Palo Alto started as a book that is a collection of short stories, written by James Franco. But since his projects never seem to live in just one realm of entertainment, Gia Coppola (yup, from that family) got her hands on it and wrote and directed the screenplay of the film that is in theaters in Los Angeles and New York today.
The film is basically the same thing as the story it is trying to tell: immature but wanting to be significant and thinking it’s grown up, wants to rebel but deep down is innocent, vulnerable and good in its core, and is ultimately just trying to figure things out. The movie tries to tie many of the short stories into one cohesive story about a group of high school kids: some acquaintances, some friends, some more than friends, some frenemies. It follows them to soccer practice, parties and hookups. You know, normal teen stuff. The main character, April (Emma Roberts), seems to be an image of a teenager from the mind of an adult. Smart but broody and a good kid hidden under a bad attitude. Our first introduction to April is when she’s smoking a cigarette before joining soccer practice. A kid who is rebelling, yet responsible enough to know she needs an extracurricular for her college applications. She also spends her weekend nights babysitting the son of her soccer coach (Franco), which ends up becoming a “more than a soccer coach” relationship. Luckily, April is smart enough to end up feeling creeped out, even as Franco tries to be sweet and romantic while “wooing” her, if you want to call it that. Smart decision, and not one every teen in her position might ultimately make, especially if their soccer coach looked like that.
It’s also worth noting that many wondered if Franco’s borderline inappropriate Instagramming with a 17-year-old last month was just his artsy way of promoting this film. The film certainly echoes that theme, and you have to wonder, how much of Franco’s “art” is really coincidental? That would certainly be a risk for him, but ultimately you can’t really put it past Franco to pull a stunt like that for this film.
The high school setting allows Coppola to weave the stories together in a way that makes sense…for the most part. But the missed opportunity comes from the ancillary characters in the film. Pretty Little Liars star Keegan Allen shows up for a few seconds, and sure, trying to force his character into the story any further might not have made sense. It just would’ve been interesting to see him in a role like this for a little longer instead of just throwing him into the mix for a random cameo. And while also only in a brief scene, Chris Messina uses every ounce of his talent (pun intended), and all we can say is: Mindy Kaling, please write a scene where Danny Castellano gets high, maybe even by accident. Please.

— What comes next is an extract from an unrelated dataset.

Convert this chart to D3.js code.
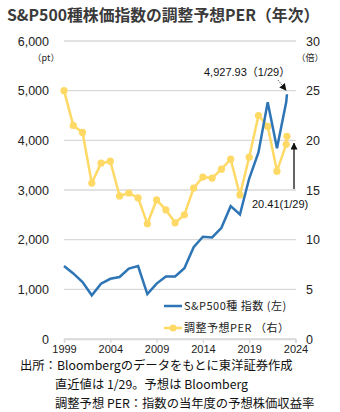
<!DOCTYPE html>
<html>
<head>
<meta charset="utf-8">
<script src="https://cdn.jsdelivr.net/npm/d3@7"></script>
<style>
  body { margin: 0; background: #fff; }
  text { font-family: "Liberation Sans", "Noto Sans CJK JP", sans-serif; }
  .jp { font-family: "Noto Sans CJK JP", sans-serif; }
</style>
</head>
<body>
<div id="chart"></div>
<script>
// year-end observations, last one is the latest close (1/29)
const dates = ["1999-12-31", "2000-12-31", "2001-12-31", "2002-12-31", "2003-12-31",
  "2004-12-31", "2005-12-31", "2006-12-31", "2007-12-31", "2008-12-31",
  "2009-12-31", "2010-12-31", "2011-12-31", "2012-12-31", "2013-12-31",
  "2014-12-31", "2015-12-31", "2016-12-31", "2017-12-31", "2018-12-31",
  "2019-12-31", "2020-12-31", "2021-12-31", "2022-12-31", "2023-12-31",
  "2024-01-29"];
const spx = [1469, 1320, 1148, 880, 1112, 1212, 1248, 1418, 1468, 903,
  1115, 1258, 1258, 1426, 1848, 2059, 2044, 2239, 2674, 2507,
  3231, 3756, 4766, 3840, 4770, 4927.93];
const per = [25.0, 21.5, 20.8, 15.7, 17.7, 17.9, 14.4, 14.7, 14.2, 11.6,
  14.0, 13.0, 11.7, 12.5, 15.2, 16.3, 16.2, 17.1, 18.1, 14.5,
  18.3, 22.5, 21.4, 16.9, 19.6, 20.41];
const xTicks = ["1999-12-31", "2004-12-31", "2009-12-31", "2014-12-31", "2019-12-31", "2024-12-31"];
const leftTicks = [0, 1000, 2000, 3000, 4000, 5000, 6000];
const rightTicks = [0, 5, 10, 15, 20, 25, 30];

const parse = d3.timeParse("%Y-%m-%d");
const data = dates.map((d, i) => ({date: parse(d), spx: spx[i], per: per[i]}));
const last = data[data.length - 1];

const W = 340, H = 412;
const svg = d3.select("#chart").append("svg")
  .attr("width", W)
  .attr("height", H);

const x = d3.scaleTime()
  .domain([parse(xTicks[0]), parse(xTicks[xTicks.length - 1])])
  .range([64, 295.5]);
const yL = d3.scaleLinear().domain([0, 6000]).range([339, 41]);
const yR = d3.scaleLinear().domain([0, 30]).range([339, 41]);

// title
svg.append("text")
  .attr("class", "jp")
  .attr("x", 7).attr("y", 21)
  .attr("font-size", 15.8)
  .attr("font-weight", "bold")
  .attr("fill", "#3a3a3a")
  .text("S&P500種株価指数の調整予想PER（年次）");

// gridlines
svg.append("g")
  .selectAll("line")
  .data(leftTicks)
  .join("line")
  .attr("x1", 64).attr("x2", 296)
  .attr("y1", d => yL(d)).attr("y2", d => yL(d))
  .attr("stroke", "#d9d9d9")
  .attr("stroke-width", 1.3);

// left axis
const gl = svg.append("g")
  .attr("transform", "translate(49,0)")
  .call(d3.axisLeft(yL).tickValues(leftTicks).tickFormat(d3.format(",")).tickSize(0).tickPadding(0));
gl.select(".domain").remove();
gl.selectAll("text").attr("font-size", 12.5).attr("fill", "#222");

// right axis
const gr = svg.append("g")
  .attr("transform", "translate(306,0)")
  .call(d3.axisRight(yR).tickValues(rightTicks).tickSize(0).tickPadding(0));
gr.select(".domain").remove();
gr.selectAll("text").attr("font-size", 12.5).attr("fill", "#222");

// bottom axis
const gx = svg.append("g")
  .attr("transform", "translate(0,339)")
  .call(d3.axisBottom(x).tickValues(xTicks.map(parse)).tickFormat(d3.timeFormat("%Y")).tickSize(4).tickPadding(2));
gx.select(".domain").attr("stroke", "#d9d9d9").attr("stroke-width", 1.3);
gx.selectAll(".tick line").attr("stroke", "#d9d9d9").attr("stroke-width", 1.3);
gx.selectAll("text").attr("font-size", 11).attr("fill", "#222");

// units
svg.append("text").attr("class", "jp")
  .attr("x", 46).attr("y", 61).attr("text-anchor", "middle")
  .attr("font-size", 9).attr("fill", "#222").text("（pt）");
svg.append("text").attr("class", "jp")
  .attr("x", 310).attr("y", 61).attr("text-anchor", "middle")
  .attr("font-size", 9).attr("fill", "#222").text("（倍）");

// PER line with markers
const perLine = d3.line().x(d => x(d.date)).y(d => yR(d.per));
svg.append("path")
  .datum(data)
  .attr("d", perLine)
  .attr("fill", "none")
  .attr("stroke", "#ffd966")
  .attr("stroke-width", 2.5);
svg.append("g")
  .selectAll("circle")
  .data(data)
  .join("circle")
  .attr("cx", d => x(d.date))
  .attr("cy", d => yR(d.per))
  .attr("r", 3.6)
  .attr("fill", "#ffd966");

// index line
const spxLine = d3.line().x(d => x(d.date)).y(d => yL(d.spx));
svg.append("path")
  .datum(data)
  .attr("d", spxLine)
  .attr("fill", "none")
  .attr("stroke", "#2e75b6")
  .attr("stroke-width", 2.5);

// arrowheads
const defs = svg.append("defs");
defs.append("marker")
  .attr("id", "arrow")
  .attr("viewBox", "0 0 10 10")
  .attr("refX", 9).attr("refY", 5)
  .attr("markerWidth", 7).attr("markerHeight", 7)
  .attr("markerUnits", "userSpaceOnUse")
  .attr("orient", "auto")
  .append("path")
  .attr("d", "M0,0L10,5L0,10z")
  .attr("fill", "#111");

// latest index annotation
svg.append("text")
  .attr("x", 204).attr("y", 76)
  .attr("font-size", 11).attr("fill", "#111")
  .text(d3.format(",.2f")(last.spx) + "（1/29）");
svg.append("line")
  .attr("x1", 278).attr("y1", 80)
  .attr("x2", x(last.date) - 1).attr("y2", yL(last.spx) - 4)
  .attr("stroke", "#444").attr("stroke-width", 0.8)
  .attr("stroke-dasharray", "1.5,1")
  .attr("marker-end", "url(#arrow)");

// latest PER annotation
svg.append("text")
  .attr("x", 252).attr("y", 208)
  .attr("font-size", 11).attr("fill", "#111")
  .text(last.per.toFixed(2) + "(1/29)");
svg.append("line")
  .attr("x1", 294).attr("y1", 189)
  .attr("x2", 294).attr("y2", yR(last.per) + 7)
  .attr("stroke", "#111").attr("stroke-width", 1.3)
  .attr("marker-end", "url(#arrow)");

// legend
const legend = [
  {label: "S&P500種 指数 (左)", color: "#2e75b6", dot: false},
  {label: "調整予想PER （右）", color: "#ffd966", dot: true}
];
const lg = svg.append("g")
  .selectAll("g")
  .data(legend)
  .join("g")
  .attr("transform", (d, i) => `translate(164,${306 + i * 22})`);
lg.append("line")
  .attr("x1", 0).attr("x2", 18)
  .attr("stroke", d => d.color)
  .attr("stroke-width", 2.5);
lg.filter(d => d.dot).append("circle")
  .attr("cx", 9).attr("r", 3.6)
  .attr("fill", d => d.color);
lg.append("text")
  .attr("class", "jp")
  .attr("x", 20).attr("y", 4)
  .attr("font-size", 11)
  .attr("letter-spacing", 0.5)
  .attr("fill", "#222")
  .text(d => d.label);

// source notes
const notes = [
  {x: 20, t: "出所：Bloombergのデータをもとに東洋証券作成"},
  {x: 55, t: "直近値は 1/29。予想は Bloomberg"},
  {x: 55, t: "調整予想 PER：指数の当年度の予想株価収益率"}
];
svg.append("g")
  .selectAll("text")
  .data(notes)
  .join("text")
  .attr("class", "jp")
  .attr("x", d => d.x)
  .attr("y", (d, i) => 369.5 + i * 19)
  .attr("font-size", 12.3)
  .attr("fill", "#111")
  .text(d => d.t);
</script>
</body>
</html>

There’s potential in supporting characters Nat Wolff and Zoe Levin, but while they’re never really given anything interesting enough to explore, the real one to watch is Jack Kilmer. He’s, you guessed it, son of Val, who is also briefly in the film. But for his first movie role ever? Jack really brings some heart to his character Teddy, as a rebellious, experimenting but ultimately lost, confused and vulnerable teen. That theme again.
Which is basically what this film is. Tons of potential, wants to be really good, but ultimately is a little bit confused about the story it truly wants to tell. Is it about teens? Is is about that creepo soccer coach? Is it about the special kind of people that live in this northern California town? Each of those stories could make an interesting film on its own, and while they may (or may not) make sense in the book, it just causes a lot of bouncing around in the film. Emma Roberts delivers, as she usually does, and if you’re a James Franco fan you might enjoy seeing him be handsome yet inappropriate. Or you could just follow him on Instagram, where you’ll get the same thing, and it might even prove to be more entertaining.
Palo Alto is in theaters in New York and Los Angeles now.